As the figure below demonstrates, the various government spending stimulus measures implemented during the Great Recession were extremely effective at increasing output during the crisis years, although the fiscal multiplier effects of these policies have declined as the economy has recovered (which is consistent with economic theory):
(Chart: Brookings Institution)
Tax cuts, most Republicans’ preferred fiscal stimulus, work as well, but they generally provide less “bang for your buck” (i.e. their fiscal multipliers are lower) than government spending increases, particularly if those tax cuts take the form of corporate tax breaks:
(Chart: Brookings Institution)
The Hamilton Project report includes a number of policy proposals aimed at improving the government’s response to the next recession. The proposals touch on everything from revising Temporary Assistance for Needy Families and Supplemental Nutrition Assistance Program rules, to making the programs more supportive and responsive in a slowdown, to reforming our entire fiscal policy system so that it can more quickly respond to a recession. But a growing chorus of liberal economists, including Summers, is arguing that perhaps the biggest focus for the government is something that would also help people today: a renewed focus on economic growth, which is depressingly anemic by historical standards.

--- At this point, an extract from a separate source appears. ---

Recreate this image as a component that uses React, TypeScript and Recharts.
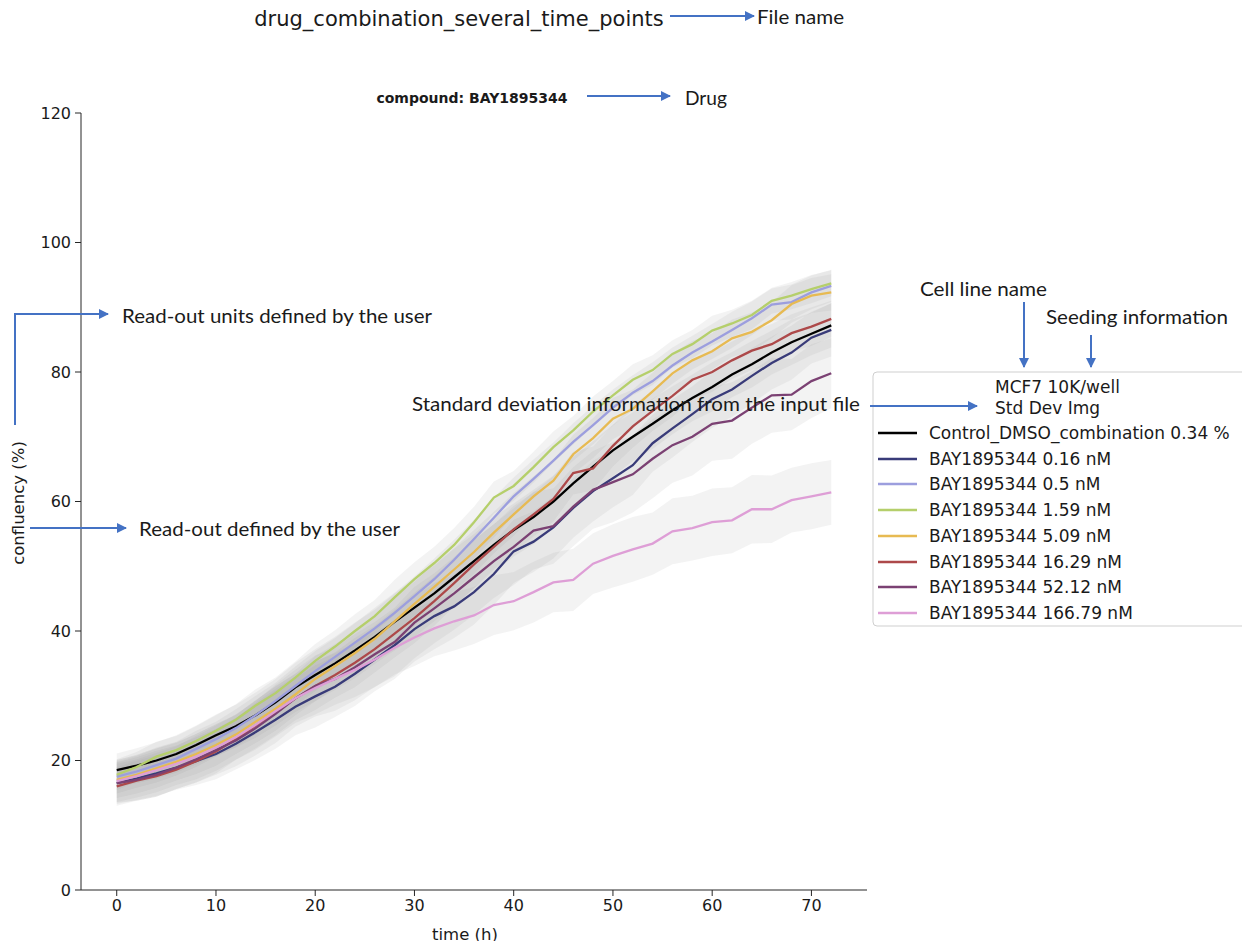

There are plenty of legitimate concerns about the growth of the 1 percent and whether Americans of different races and income levels will benefit equally from higher rates of economic growth and productivity, but there’s little doubt that increasing our growth rate will help workers across the income spectrum. In tight, fast-growing economies, low- and middle-income workers will have more leverage to negotiate higher wages and better benefits, and the government will have more tax revenues to direct toward the poorest of the poor.
“I am here to tell you that the most important determinant of our long-term fiscal picture is how successful we are at accelerating the economy’s growth rate in the next three to five years, not the austerity measures we have,” Summers said. “Anyone concerned with our long-term fiscal health should be re-doubling their focus on the currently inadequate growth rate.”
Unfortunately, we’re not doing much to spur economic growth these days. After the Great Recession, legislators, buoyed by a wave of Tea Party fervor, set out to tame the national debt, in a movement that has had disastrous consequences and which some blame for the current slow recovery. “One of the most profound mistakes was Congress shifting toward austerity and a set of manufactured crises that hurt the economy,” Donovan said. “So if you look at the combination of sequestration and the government shutdown, you’re looking at likely over a million jobs lost as a result…. It is enormously important that we learn the lesson that shifting to austerity was a substantial mistake in the aftermath of the Great Recession.”
Summers and Donovan laid out a number of strategies to spur economic growth: immigration reform (more immigrants means more workers), paid family leave or childcare credits (to encourage women to stay in the labor force), tax reform (to increase investment), regulatory reform (to spur innovation), and public infrastructure investment.
But what’s perhaps most needed is a commitment from lawmakers to utilize the best of liberal and conservative doctrine to increase economic growth — through both public investment and the empowerment of the private sector. In Summers’ words, “[w]e need a strategy that moves beyond the shibboleths of both parties.”